Having a formal shareholder agreement that sets out rules covering how the business is run, including key issues such as succession-planning, can help to prevent boardroom infighting and protect business value.

Good corporate governance is not only key to the long-term success of a company; it can also help family relationships, according to Daniel. He notes that some firms have even “extended good governance practices beyond the business by establishing a family council,” which meets regularly to discuss both commercial and household matters.

Nip conflicts in the bud

As a business grows, the roles and responsibilities of its board members change – as do their interests. When these clash with the firm’s general strategy, conflicts of interest arise.

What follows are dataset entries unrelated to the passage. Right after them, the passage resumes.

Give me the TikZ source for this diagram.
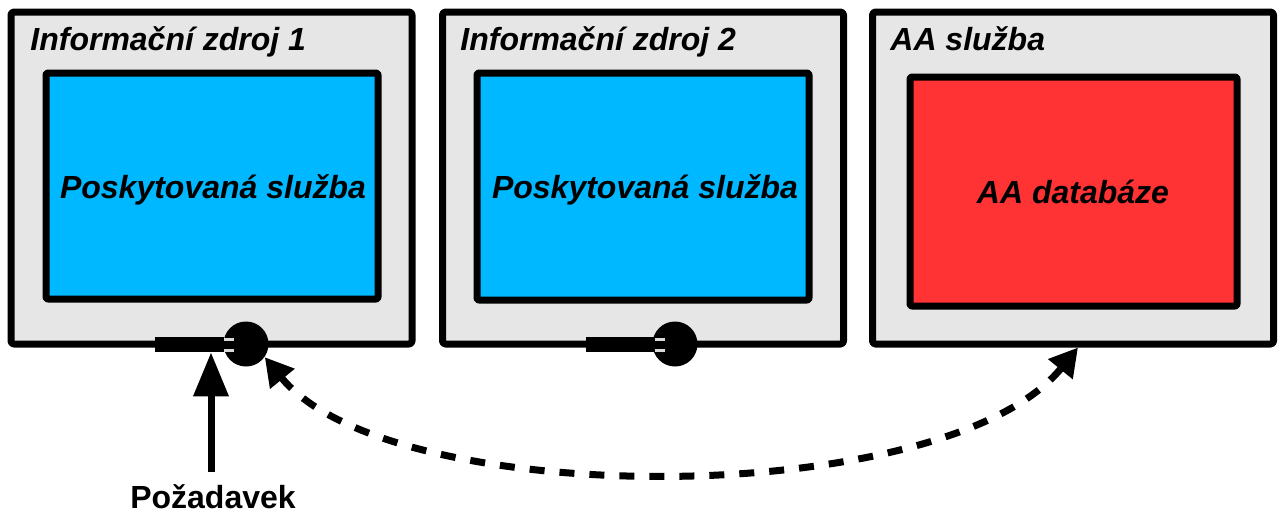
\documentclass[tikz,border=0pt]{standalone}
\usepackage{fontspec}
\setmainfont{Liberation Sans}
\setsansfont{Liberation Sans}
\usetikzlibrary{arrows.meta}
\definecolor{boxgray}{HTML}{E6E6E6}
\definecolor{svcblue}{HTML}{00B8FF}
\definecolor{dbred}{HTML}{FF3333}
\begin{document}
\begin{tikzpicture}[x=0.5pt,y=-0.5pt,line join=round,
  outerbox/.style={draw=black, fill=boxgray, line width=3.5pt, minimum width=200.5pt, minimum height=166pt, inner sep=0pt, rounded corners=1.5pt},
  innerbox/.style={draw=black, line width=3.5pt, inner sep=0pt, rounded corners=1pt},
  titletext/.style={font=\fontsize{16pt}{19pt}\selectfont\sffamily\bfseries\itshape, anchor=base west, inner sep=0pt},
  boxtext/.style={font=\fontsize{16pt}{19pt}\selectfont\sffamily\bfseries\itshape, anchor=base, inner sep=0pt},
  plugbar/.style={fill=black, minimum width=34.5pt, minimum height=7.5pt, inner sep=0pt},
  plughead/.style={circle, fill=black, minimum size=22.5pt, inner sep=0pt},
  prong/.style={draw=white!85!black, line width=1.5pt},
  flow/.style={line width=3.5pt, dash pattern=on 7.5pt off 7.5pt, {Triangle[width=15pt,length=14pt]}-{Triangle[width=15pt,length=14pt]}},
  request/.style={line width=3.5pt, -{Triangle[width=17pt,length=22pt]}}
]
\useasboundingbox (0,0) rectangle (1280,515);

% outer boxes
\node[outerbox] (src1) at (211.5,178) {};
\node[outerbox] (src2) at (643,178) {};
\node[outerbox] (aa) at (1073,178) {};

% titles
\node[titletext] (t1) at (30,50) {Informační zdroj 1};
\node[titletext] (t2) at (460,50) {Informační zdroj 2};
\node[titletext] (t3) at (890,50) {AA služba};

% inner boxes
\node[innerbox, fill=svcblue, minimum width=166pt, minimum height=113pt] (svc1) at (212,186) {};
\node[innerbox, fill=svcblue, minimum width=166pt, minimum height=113.5pt] (svc2) at (643,186.5) {};
\node[innerbox, fill=dbred, minimum width=163.5pt, minimum height=114.5pt] (db) at (1073.5,191.5) {};

\node[boxtext] (l1) at (213,198) {Poskytovaná služba};
\node[boxtext] (l2) at (645,198) {Poskytovaná služba};
\node[boxtext] (l3) at (1073,203) {AA databáze};

% plugs
\node[plugbar] (bar1) at (189.5,344.5) {};
\node[plughead] (head1) at (246,344) {};
\draw[prong] (bar1.east |- 0,339.5) -- ++(10,0);
\draw[prong] (bar1.east |- 0,350.5) -- ++(10,0);

\node[plugbar] (bar2) at (620.5,344.5) {};
\node[plughead] (head2) at (675,344) {};
\draw[prong] (bar2.east |- 0,339.5) -- ++(10,0);
\draw[prong] (bar2.east |- 0,350.5) -- ++(10,0);

% request arrow
\coordinate (req) at (211,472);
\draw[request] (req) -- (req |- bar1.south);
\node[font=\fontsize{16pt}{19pt}\selectfont\sffamily\bfseries, anchor=base, inner sep=0pt] (reqlabel) at (213,508) {Požadavek};

% dashed exchange
\coordinate (aaport) at ([xshift=2.5pt]aa.south);
\draw[flow] (head1.-35) .. controls (390,511) and (945,511) .. (aaport);
\end{tikzpicture}
\end{document}
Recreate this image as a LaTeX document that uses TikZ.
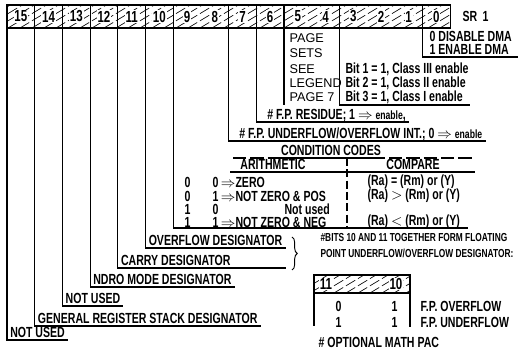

If directors cannot see eye to eye at board meetings, or if they aren’t even in a position to speak to each other, they will resort to using alternative communication outlets, including the rumour mill, according to Mario. “Unofficial emails and ‘corridor announcements’ begin to circulate,” he says. “Alliances start forming and then even people who aren’t directly involved will feel the need to take sides.”

Hidden agendas may also start to take effect. These aren’t necessarily malicious. Sometimes they transpire simply because family members – the founder’s children, perhaps – are board members by default, despite having little interest in the business.

One way for the CEO to check whether their fellow directors have ulterior motives is to hold short one-to-one briefings with each board member before meetings to get a better idea of their main concerns. In this way, issues that have the potential to stir up strong emotions can be identified and managed before they escalate into boardroom conflict.

Be a self-aware leader

The personality of a firm’s founder/CEO has a big influence on the mood in their boardroom. Autocrats who can’t imagine the business running without them at the helm are often the cause of serious conflict. In contrast, good listeners who take advice are far less likely to cause a bust-up.

Open-minded leaders are more likely to seek help from third parties, such as non-executive directors or advisory firms that can act as the moderators of board discussions.

Daniel recalls the case of one firm where “the founder had everything in place for his children to take over. He stepped down, having put a strong, well-governed board in place. But none of his children wanted to work in the company because they had ambitions elsewhere. His solution was to sell the business. Although this was hard, it was the right thing for him to do.”

Put plans in place

The open and honest exchange of views – even where there is disagreement – is the sign of a healthy board. Disruptive conflict is most likely to occur when disagreements are left unaddressed and unresolved. This can also be the case where directors’ disagreements become personal, making it harder for them to find any middle ground. The financial impact of such discord is often significant for the company and exhausting for all concerned. It can cause an irreversible breakdown of boardroom relationships and reduce the value of the business.

Those leaders who seek to build their business on strong governance foundations, improve diversity, take expert guidance and support open dialogue at all levels are more likely to prevent the most damaging bust-ups.

As Mario says: “Throughout my career I have witnessed how many family businesses have dealt with conflicts that threaten their long-term wellbeing. With the right plans in place, it is much easier to be successful.”